• [To be done]:
Could you copy exactly the lines from the start of the records through the one containing "0.003,0.006,0.015,0.001,0.002,0.001,0.003,0.001,0.001,0.0];", both included, and leave out the pictures?
>> Start Source data
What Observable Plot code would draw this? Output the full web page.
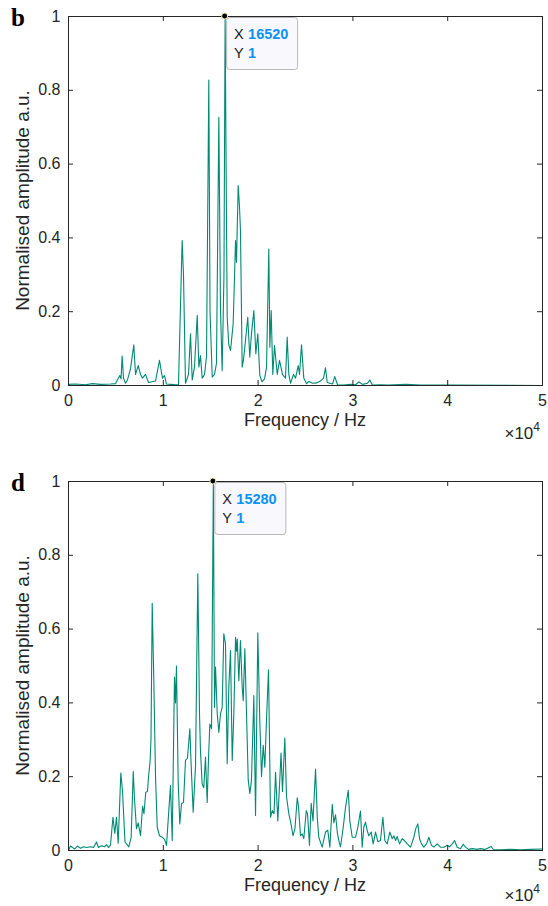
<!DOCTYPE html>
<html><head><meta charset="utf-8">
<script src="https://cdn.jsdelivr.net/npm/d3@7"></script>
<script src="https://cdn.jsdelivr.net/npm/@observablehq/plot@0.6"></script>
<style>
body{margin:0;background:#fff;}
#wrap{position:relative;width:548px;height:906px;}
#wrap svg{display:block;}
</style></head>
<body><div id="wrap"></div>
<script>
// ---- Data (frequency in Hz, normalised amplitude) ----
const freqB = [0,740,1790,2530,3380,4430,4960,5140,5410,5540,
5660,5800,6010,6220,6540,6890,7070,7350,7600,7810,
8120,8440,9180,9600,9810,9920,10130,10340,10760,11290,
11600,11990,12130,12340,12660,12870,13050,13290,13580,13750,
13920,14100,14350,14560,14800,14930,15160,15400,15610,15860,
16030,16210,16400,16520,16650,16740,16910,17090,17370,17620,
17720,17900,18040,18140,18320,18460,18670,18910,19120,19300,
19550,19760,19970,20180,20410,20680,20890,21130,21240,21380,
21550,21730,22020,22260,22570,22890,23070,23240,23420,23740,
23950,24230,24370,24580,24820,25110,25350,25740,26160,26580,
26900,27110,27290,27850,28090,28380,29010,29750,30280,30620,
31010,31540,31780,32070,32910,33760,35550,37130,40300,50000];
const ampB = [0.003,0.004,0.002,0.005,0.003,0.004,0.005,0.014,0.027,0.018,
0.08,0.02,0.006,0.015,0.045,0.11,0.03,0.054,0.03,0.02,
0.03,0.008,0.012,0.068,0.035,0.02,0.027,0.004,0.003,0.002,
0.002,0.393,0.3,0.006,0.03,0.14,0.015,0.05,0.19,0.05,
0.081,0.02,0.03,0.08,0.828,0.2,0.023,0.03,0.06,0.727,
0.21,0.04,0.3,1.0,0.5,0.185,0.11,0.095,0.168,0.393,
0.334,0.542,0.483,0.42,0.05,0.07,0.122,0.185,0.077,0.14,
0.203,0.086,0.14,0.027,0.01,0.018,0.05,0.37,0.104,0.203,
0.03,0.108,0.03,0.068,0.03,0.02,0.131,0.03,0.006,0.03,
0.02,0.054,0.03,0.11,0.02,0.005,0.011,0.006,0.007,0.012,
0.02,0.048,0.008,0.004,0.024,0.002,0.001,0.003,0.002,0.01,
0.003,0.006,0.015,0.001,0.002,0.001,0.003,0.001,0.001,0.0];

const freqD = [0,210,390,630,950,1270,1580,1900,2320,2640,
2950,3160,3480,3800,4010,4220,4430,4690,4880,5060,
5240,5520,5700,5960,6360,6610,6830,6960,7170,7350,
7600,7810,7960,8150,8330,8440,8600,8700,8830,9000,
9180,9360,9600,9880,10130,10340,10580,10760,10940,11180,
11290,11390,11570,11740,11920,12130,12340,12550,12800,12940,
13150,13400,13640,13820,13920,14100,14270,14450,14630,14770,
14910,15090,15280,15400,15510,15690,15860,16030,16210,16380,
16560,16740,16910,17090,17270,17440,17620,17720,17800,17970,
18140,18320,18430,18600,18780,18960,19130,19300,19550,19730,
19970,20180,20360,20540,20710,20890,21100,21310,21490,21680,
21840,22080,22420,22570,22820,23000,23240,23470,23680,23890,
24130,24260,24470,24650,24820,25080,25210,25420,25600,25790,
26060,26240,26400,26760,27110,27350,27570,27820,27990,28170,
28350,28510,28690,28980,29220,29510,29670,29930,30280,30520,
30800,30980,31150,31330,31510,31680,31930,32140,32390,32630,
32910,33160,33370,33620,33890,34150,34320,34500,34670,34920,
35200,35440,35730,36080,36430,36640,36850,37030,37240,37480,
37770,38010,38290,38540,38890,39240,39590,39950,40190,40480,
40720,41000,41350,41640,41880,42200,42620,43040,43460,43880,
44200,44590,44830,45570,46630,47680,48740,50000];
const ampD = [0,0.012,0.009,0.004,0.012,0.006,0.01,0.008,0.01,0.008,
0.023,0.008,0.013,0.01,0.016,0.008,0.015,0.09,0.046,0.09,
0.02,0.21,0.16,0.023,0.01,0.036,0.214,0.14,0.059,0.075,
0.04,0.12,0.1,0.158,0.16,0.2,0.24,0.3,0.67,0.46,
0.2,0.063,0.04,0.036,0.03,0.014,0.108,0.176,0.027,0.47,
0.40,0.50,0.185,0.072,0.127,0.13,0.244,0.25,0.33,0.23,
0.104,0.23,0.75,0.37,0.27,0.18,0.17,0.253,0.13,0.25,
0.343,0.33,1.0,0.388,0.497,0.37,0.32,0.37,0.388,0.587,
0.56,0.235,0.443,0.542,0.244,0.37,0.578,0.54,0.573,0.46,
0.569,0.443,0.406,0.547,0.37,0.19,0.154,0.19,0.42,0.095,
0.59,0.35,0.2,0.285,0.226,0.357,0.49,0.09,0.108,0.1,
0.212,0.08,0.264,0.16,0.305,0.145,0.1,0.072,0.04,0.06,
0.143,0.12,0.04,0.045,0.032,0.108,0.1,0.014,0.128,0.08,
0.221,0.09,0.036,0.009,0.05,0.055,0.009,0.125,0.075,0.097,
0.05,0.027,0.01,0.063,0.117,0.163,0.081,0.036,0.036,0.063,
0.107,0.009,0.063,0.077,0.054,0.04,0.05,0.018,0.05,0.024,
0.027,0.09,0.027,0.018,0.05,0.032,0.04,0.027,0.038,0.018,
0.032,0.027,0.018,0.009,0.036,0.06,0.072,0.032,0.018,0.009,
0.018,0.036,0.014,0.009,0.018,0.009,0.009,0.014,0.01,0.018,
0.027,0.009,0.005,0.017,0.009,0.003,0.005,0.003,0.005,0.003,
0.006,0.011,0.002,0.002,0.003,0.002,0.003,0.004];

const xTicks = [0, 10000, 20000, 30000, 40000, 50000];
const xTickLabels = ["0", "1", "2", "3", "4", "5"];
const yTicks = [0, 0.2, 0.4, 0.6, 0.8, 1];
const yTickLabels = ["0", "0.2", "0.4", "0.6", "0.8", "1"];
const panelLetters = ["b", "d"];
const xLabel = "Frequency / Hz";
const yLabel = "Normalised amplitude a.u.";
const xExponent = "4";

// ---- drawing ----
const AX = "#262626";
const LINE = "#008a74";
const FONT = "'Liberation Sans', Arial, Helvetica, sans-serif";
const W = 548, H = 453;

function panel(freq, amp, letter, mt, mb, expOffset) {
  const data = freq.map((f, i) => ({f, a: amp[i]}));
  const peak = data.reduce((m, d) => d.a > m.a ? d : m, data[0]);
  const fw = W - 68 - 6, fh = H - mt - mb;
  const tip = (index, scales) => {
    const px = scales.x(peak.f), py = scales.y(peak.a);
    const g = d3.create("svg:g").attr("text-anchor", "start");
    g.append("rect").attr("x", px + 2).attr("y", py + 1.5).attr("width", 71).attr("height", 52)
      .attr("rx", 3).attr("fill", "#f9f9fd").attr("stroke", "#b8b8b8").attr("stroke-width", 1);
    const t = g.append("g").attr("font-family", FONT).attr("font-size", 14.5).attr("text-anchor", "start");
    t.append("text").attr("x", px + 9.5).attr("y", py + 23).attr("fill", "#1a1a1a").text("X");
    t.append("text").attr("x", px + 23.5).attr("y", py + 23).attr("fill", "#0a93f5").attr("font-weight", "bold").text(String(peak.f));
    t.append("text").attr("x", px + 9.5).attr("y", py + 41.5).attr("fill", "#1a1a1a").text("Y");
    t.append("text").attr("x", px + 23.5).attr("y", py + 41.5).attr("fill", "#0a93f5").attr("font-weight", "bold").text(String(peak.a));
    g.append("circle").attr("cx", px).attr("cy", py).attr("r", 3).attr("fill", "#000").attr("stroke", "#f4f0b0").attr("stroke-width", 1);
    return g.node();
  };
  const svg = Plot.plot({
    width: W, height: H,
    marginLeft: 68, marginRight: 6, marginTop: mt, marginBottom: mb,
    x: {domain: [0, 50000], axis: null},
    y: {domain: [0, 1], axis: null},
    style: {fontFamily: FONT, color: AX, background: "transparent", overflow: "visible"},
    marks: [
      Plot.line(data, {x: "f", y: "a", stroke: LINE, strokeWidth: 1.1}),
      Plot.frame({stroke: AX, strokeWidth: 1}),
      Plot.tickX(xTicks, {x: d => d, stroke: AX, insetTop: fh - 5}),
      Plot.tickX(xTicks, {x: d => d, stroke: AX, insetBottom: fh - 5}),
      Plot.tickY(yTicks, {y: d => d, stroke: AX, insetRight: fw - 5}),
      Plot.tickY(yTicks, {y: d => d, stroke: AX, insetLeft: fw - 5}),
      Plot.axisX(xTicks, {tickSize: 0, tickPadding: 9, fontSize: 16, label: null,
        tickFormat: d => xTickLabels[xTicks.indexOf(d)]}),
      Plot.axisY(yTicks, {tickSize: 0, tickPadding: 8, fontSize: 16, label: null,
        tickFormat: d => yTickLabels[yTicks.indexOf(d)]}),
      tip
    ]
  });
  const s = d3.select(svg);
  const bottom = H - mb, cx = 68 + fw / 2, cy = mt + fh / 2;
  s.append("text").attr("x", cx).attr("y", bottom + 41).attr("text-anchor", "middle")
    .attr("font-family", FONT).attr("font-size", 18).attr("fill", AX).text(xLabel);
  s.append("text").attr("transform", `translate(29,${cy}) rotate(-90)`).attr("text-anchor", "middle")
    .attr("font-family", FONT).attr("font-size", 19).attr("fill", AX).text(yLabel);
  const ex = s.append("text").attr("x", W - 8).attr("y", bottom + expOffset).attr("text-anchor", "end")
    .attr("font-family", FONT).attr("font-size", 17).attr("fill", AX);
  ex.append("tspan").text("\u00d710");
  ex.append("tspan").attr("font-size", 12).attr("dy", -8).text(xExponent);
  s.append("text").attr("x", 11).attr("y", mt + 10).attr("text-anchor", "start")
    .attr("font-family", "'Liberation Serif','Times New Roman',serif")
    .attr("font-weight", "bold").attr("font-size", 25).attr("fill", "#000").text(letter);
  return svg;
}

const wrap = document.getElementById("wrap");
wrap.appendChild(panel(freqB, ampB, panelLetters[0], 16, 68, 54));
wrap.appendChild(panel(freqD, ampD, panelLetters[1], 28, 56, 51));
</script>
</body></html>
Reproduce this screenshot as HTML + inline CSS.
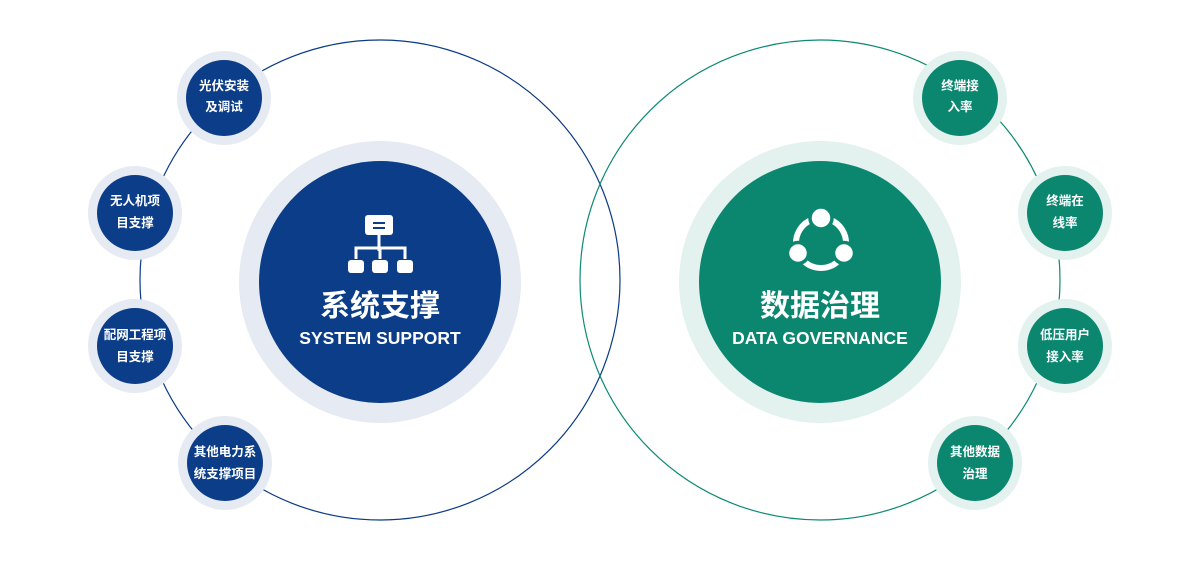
>> End Source data
• [Solution to this exercise]:
What Observable Plot code would draw this? Output the full web page.
<!DOCTYPE html>
<html><head><meta charset="utf-8">
<script src="https://cdn.jsdelivr.net/npm/d3@7"></script>
<script src="https://cdn.jsdelivr.net/npm/@observablehq/plot@0.6"></script>
<style>
body{margin:0;background:#fff;}
#wrap{position:relative;width:548px;height:906px;}
#wrap svg{display:block;}
</style></head>
<body><div id="wrap"></div>
<script>
// ---- Data (frequency in Hz, normalised amplitude) ----
const freqB = [0,740,1790,2530,3380,4430,4960,5140,5410,5540,
5660,5800,6010,6220,6540,6890,7070,7350,7600,7810,
8120,8440,9180,9600,9810,9920,10130,10340,10760,11290,
11600,11990,12130,12340,12660,12870,13050,13290,13580,13750,
13920,14100,14350,14560,14800,14930,15160,15400,15610,15860,
16030,16210,16400,16520,16650,16740,16910,17090,17370,17620,
17720,17900,18040,18140,18320,18460,18670,18910,19120,19300,
19550,19760,19970,20180,20410,20680,20890,21130,21240,21380,
21550,21730,22020,22260,22570,22890,23070,23240,23420,23740,
23950,24230,24370,24580,24820,25110,25350,25740,26160,26580,
26900,27110,27290,27850,28090,28380,29010,29750,30280,30620,
31010,31540,31780,32070,32910,33760,35550,37130,40300,50000];
const ampB = [0.003,0.004,0.002,0.005,0.003,0.004,0.005,0.014,0.027,0.018,
0.08,0.02,0.006,0.015,0.045,0.11,0.03,0.054,0.03,0.02,
0.03,0.008,0.012,0.068,0.035,0.02,0.027,0.004,0.003,0.002,
0.002,0.393,0.3,0.006,0.03,0.14,0.015,0.05,0.19,0.05,
0.081,0.02,0.03,0.08,0.828,0.2,0.023,0.03,0.06,0.727,
0.21,0.04,0.3,1.0,0.5,0.185,0.11,0.095,0.168,0.393,
0.334,0.542,0.483,0.42,0.05,0.07,0.122,0.185,0.077,0.14,
0.203,0.086,0.14,0.027,0.01,0.018,0.05,0.37,0.104,0.203,
0.03,0.108,0.03,0.068,0.03,0.02,0.131,0.03,0.006,0.03,
0.02,0.054,0.03,0.11,0.02,0.005,0.011,0.006,0.007,0.012,
0.02,0.048,0.008,0.004,0.024,0.002,0.001,0.003,0.002,0.01,
0.003,0.006,0.015,0.001,0.002,0.001,0.003,0.001,0.001,0.0];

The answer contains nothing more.